#### TASK STATEMENT:
Every line from the start of the records through the line with "ax.set_ylim(10, 1e6)" is to be written out exactly; pictures are not.

— BEGIN PROVIDED ENTRIES —

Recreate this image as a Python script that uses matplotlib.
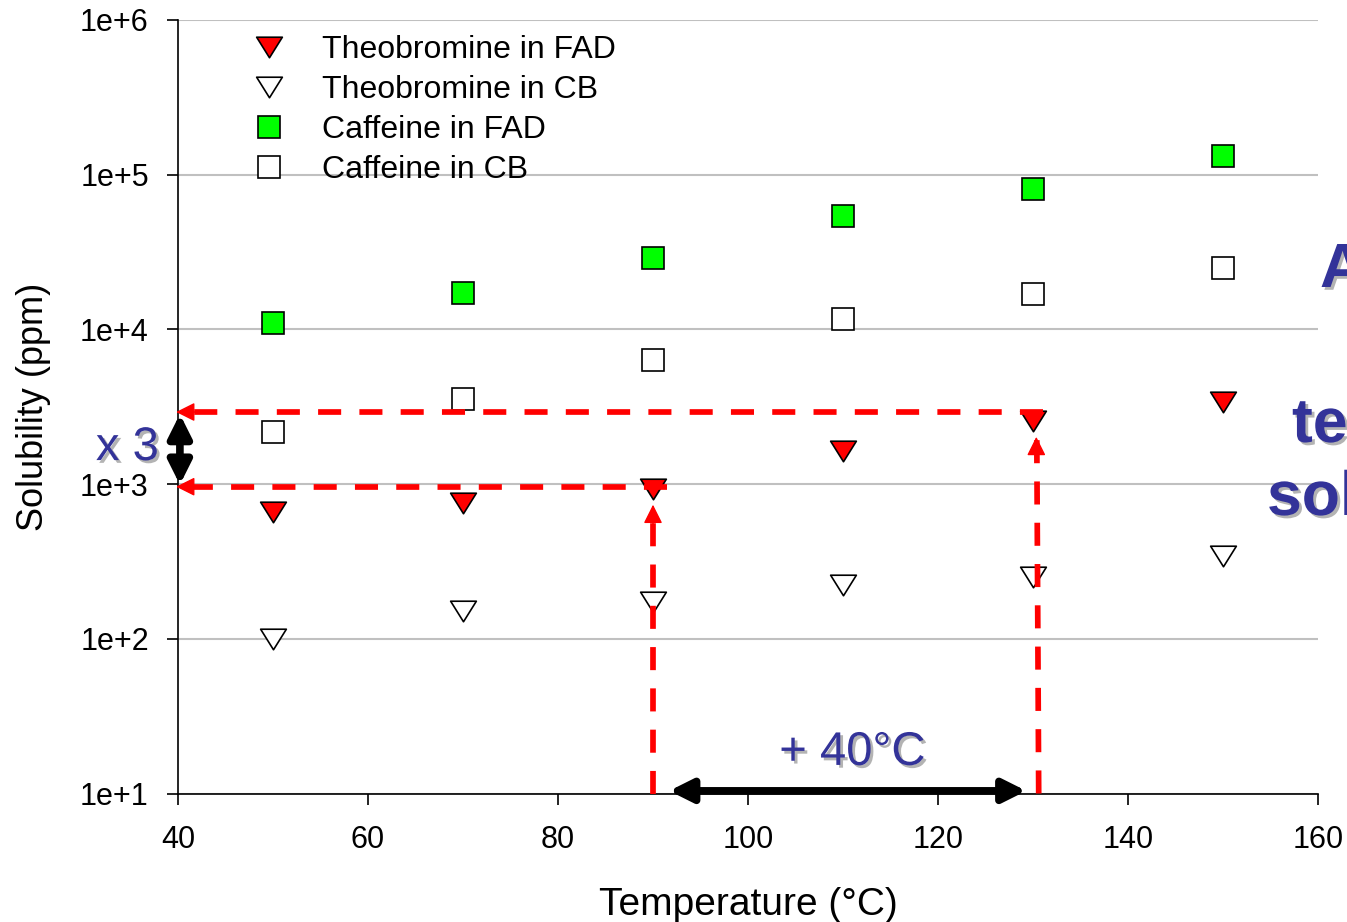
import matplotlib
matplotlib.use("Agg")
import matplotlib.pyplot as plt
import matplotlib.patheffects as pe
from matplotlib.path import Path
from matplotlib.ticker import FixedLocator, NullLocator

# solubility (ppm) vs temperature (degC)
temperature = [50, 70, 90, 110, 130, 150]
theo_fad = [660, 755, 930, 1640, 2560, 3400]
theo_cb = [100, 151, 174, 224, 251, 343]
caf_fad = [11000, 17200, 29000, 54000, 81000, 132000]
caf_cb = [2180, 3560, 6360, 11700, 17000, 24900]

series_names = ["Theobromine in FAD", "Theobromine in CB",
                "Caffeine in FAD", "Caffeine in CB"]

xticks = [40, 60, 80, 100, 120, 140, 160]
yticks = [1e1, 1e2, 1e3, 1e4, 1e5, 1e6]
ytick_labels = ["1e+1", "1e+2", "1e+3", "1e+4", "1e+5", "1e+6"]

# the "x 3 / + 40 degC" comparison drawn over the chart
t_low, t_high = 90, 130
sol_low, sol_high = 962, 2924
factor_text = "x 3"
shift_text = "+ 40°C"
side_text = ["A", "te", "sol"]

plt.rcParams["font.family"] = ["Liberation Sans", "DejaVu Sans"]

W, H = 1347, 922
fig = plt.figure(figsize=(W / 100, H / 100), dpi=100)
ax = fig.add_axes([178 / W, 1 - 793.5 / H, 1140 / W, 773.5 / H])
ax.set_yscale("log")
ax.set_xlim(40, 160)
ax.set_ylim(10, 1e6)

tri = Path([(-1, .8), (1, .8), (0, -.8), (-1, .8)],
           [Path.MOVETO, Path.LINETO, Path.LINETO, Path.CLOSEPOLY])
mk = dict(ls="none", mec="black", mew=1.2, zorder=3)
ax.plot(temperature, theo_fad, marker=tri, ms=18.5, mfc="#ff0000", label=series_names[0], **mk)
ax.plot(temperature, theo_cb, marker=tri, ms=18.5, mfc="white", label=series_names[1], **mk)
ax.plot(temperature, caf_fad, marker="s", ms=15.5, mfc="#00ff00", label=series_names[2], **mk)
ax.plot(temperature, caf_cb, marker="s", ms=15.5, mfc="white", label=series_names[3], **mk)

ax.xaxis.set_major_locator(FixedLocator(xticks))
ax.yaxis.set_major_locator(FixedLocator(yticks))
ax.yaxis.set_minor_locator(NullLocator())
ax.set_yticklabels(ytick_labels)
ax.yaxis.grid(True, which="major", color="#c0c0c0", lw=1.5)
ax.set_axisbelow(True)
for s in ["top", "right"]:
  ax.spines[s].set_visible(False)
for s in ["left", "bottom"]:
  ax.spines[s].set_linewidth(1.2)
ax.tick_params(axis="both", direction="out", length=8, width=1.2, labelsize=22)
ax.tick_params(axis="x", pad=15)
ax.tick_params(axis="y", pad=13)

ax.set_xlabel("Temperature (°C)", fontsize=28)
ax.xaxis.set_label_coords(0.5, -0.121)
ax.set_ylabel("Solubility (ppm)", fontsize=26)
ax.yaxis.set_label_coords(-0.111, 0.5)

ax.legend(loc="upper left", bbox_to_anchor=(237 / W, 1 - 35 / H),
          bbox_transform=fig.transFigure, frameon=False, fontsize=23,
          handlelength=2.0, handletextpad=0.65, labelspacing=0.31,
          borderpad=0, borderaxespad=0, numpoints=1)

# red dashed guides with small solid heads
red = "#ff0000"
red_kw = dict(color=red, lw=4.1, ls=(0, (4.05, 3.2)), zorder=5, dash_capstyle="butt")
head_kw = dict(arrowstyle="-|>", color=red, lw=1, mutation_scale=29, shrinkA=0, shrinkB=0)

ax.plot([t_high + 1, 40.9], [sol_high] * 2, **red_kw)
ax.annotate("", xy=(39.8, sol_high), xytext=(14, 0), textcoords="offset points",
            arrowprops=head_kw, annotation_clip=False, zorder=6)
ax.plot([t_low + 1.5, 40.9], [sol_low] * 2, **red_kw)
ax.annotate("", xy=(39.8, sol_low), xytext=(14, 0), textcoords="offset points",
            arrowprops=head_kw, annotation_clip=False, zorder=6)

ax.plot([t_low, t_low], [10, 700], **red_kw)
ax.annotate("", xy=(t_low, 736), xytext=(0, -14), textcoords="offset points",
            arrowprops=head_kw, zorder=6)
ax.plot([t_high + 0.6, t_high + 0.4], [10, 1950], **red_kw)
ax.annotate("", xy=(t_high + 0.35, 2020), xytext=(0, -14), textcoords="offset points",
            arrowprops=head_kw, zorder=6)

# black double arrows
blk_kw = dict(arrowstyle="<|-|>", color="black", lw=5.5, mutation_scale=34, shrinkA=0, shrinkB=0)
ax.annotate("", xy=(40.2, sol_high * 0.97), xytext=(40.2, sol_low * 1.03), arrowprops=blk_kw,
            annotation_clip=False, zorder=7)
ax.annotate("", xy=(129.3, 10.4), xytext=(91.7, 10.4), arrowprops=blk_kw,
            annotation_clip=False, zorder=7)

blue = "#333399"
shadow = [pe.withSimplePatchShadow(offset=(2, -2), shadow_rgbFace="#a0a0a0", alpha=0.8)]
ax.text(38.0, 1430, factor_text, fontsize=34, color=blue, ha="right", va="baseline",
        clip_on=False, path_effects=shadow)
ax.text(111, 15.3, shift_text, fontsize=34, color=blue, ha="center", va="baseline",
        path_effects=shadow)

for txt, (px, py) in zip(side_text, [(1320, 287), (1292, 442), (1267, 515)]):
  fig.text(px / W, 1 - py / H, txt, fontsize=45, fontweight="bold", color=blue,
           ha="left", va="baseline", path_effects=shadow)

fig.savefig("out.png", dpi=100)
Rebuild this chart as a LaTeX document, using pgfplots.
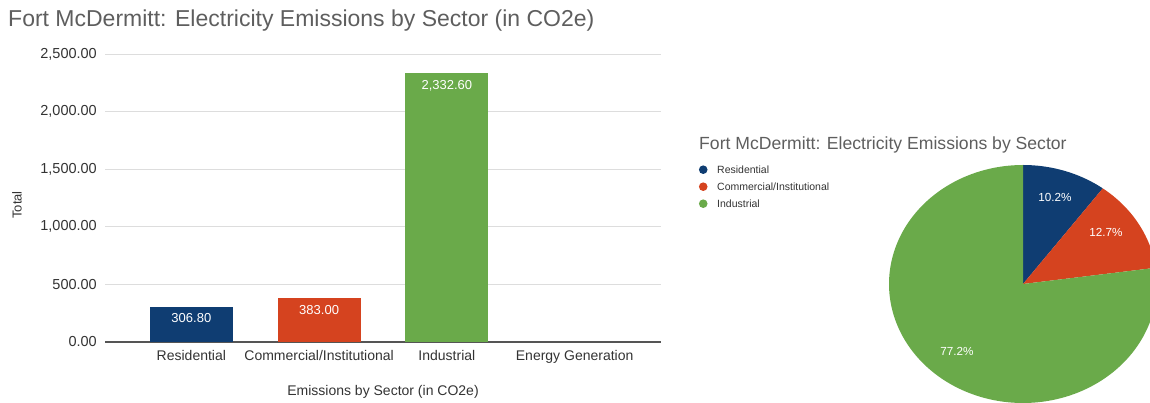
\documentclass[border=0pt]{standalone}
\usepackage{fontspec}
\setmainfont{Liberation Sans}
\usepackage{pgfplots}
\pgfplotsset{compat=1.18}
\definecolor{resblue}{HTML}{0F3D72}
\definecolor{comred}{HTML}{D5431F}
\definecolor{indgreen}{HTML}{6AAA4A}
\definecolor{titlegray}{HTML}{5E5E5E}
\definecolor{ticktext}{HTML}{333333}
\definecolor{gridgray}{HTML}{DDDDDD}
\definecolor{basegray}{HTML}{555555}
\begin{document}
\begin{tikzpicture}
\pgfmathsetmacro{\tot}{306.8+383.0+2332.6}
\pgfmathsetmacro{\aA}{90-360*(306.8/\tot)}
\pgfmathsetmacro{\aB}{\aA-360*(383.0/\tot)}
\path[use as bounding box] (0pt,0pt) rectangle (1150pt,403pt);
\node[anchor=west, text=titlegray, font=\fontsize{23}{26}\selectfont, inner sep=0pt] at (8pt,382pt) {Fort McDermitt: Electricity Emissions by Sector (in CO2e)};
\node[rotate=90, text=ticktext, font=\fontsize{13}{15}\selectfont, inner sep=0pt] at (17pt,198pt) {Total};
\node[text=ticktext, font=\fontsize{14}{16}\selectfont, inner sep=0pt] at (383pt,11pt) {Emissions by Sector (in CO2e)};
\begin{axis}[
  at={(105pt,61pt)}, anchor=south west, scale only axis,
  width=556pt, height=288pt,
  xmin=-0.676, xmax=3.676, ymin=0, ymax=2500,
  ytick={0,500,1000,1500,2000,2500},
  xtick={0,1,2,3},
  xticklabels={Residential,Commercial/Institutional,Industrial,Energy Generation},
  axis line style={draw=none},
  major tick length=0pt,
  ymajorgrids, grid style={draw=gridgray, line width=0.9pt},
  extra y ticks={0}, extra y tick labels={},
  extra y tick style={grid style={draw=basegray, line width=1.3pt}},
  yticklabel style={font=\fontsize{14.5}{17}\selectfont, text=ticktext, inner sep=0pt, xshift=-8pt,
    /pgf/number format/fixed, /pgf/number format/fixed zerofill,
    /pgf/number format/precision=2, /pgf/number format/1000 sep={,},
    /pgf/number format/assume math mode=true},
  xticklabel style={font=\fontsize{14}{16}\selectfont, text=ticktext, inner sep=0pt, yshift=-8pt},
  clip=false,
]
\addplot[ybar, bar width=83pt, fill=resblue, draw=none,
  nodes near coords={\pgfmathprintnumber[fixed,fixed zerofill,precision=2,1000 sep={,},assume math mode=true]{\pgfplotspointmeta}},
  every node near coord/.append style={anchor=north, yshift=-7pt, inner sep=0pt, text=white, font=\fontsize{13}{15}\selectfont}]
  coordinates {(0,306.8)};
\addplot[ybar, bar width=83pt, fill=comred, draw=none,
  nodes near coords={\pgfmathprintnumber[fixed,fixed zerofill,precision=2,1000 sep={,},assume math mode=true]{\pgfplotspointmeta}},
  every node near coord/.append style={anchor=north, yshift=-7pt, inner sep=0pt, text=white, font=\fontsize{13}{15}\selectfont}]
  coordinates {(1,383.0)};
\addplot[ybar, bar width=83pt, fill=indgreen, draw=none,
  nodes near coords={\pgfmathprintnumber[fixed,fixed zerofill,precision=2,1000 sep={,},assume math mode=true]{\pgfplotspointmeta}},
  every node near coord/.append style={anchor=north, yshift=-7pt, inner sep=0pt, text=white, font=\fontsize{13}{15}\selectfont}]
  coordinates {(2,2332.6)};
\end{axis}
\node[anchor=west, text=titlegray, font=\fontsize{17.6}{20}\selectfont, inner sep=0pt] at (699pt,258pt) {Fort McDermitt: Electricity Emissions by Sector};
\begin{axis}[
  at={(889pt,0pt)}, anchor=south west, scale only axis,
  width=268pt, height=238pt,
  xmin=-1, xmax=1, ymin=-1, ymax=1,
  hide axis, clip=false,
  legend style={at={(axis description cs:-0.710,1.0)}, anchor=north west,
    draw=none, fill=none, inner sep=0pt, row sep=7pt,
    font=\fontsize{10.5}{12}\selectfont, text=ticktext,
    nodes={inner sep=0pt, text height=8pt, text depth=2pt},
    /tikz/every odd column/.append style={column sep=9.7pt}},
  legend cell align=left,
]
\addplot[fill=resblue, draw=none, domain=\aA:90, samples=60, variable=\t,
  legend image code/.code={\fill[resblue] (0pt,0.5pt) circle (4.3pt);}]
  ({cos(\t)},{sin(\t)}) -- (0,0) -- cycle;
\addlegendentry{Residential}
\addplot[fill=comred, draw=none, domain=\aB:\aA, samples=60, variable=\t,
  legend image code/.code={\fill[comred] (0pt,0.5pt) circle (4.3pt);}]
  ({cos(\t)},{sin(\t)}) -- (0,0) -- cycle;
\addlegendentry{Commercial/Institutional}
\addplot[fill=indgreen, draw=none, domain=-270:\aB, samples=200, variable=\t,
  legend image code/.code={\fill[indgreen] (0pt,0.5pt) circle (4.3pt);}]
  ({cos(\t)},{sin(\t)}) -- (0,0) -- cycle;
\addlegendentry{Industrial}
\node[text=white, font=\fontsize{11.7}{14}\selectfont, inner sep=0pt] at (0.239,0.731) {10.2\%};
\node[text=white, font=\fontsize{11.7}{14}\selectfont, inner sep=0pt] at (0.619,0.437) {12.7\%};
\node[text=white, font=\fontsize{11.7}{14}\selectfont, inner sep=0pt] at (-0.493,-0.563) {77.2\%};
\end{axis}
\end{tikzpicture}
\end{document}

— END PROVIDED ENTRIES —

#### WRITTEN ANSWER:
Recreate this image as a Python script that uses matplotlib.
import matplotlib
matplotlib.use("Agg")
import matplotlib.pyplot as plt
import matplotlib.patheffects as pe
from matplotlib.path import Path
from matplotlib.ticker import FixedLocator, NullLocator

# solubility (ppm) vs temperature (degC)
temperature = [50, 70, 90, 110, 130, 150]
theo_fad = [660, 755, 930, 1640, 2560, 3400]
theo_cb = [100, 151, 174, 224, 251, 343]
caf_fad = [11000, 17200, 29000, 54000, 81000, 132000]
caf_cb = [2180, 3560, 6360, 11700, 17000, 24900]

series_names = ["Theobromine in FAD", "Theobromine in CB",
                "Caffeine in FAD", "Caffeine in CB"]

xticks = [40, 60, 80, 100, 120, 140, 160]
yticks = [1e1, 1e2, 1e3, 1e4, 1e5, 1e6]
ytick_labels = ["1e+1", "1e+2", "1e+3", "1e+4", "1e+5", "1e+6"]

# the "x 3 / + 40 degC" comparison drawn over the chart
t_low, t_high = 90, 130
sol_low, sol_high = 962, 2924
factor_text = "x 3"
shift_text = "+ 40°C"
side_text = ["A", "te", "sol"]

plt.rcParams["font.family"] = ["Liberation Sans", "DejaVu Sans"]

W, H = 1347, 922
fig = plt.figure(figsize=(W / 100, H / 100), dpi=100)
ax = fig.add_axes([178 / W, 1 - 793.5 / H, 1140 / W, 773.5 / H])
ax.set_yscale("log")
ax.set_xlim(40, 160)
ax.set_ylim(10, 1e6)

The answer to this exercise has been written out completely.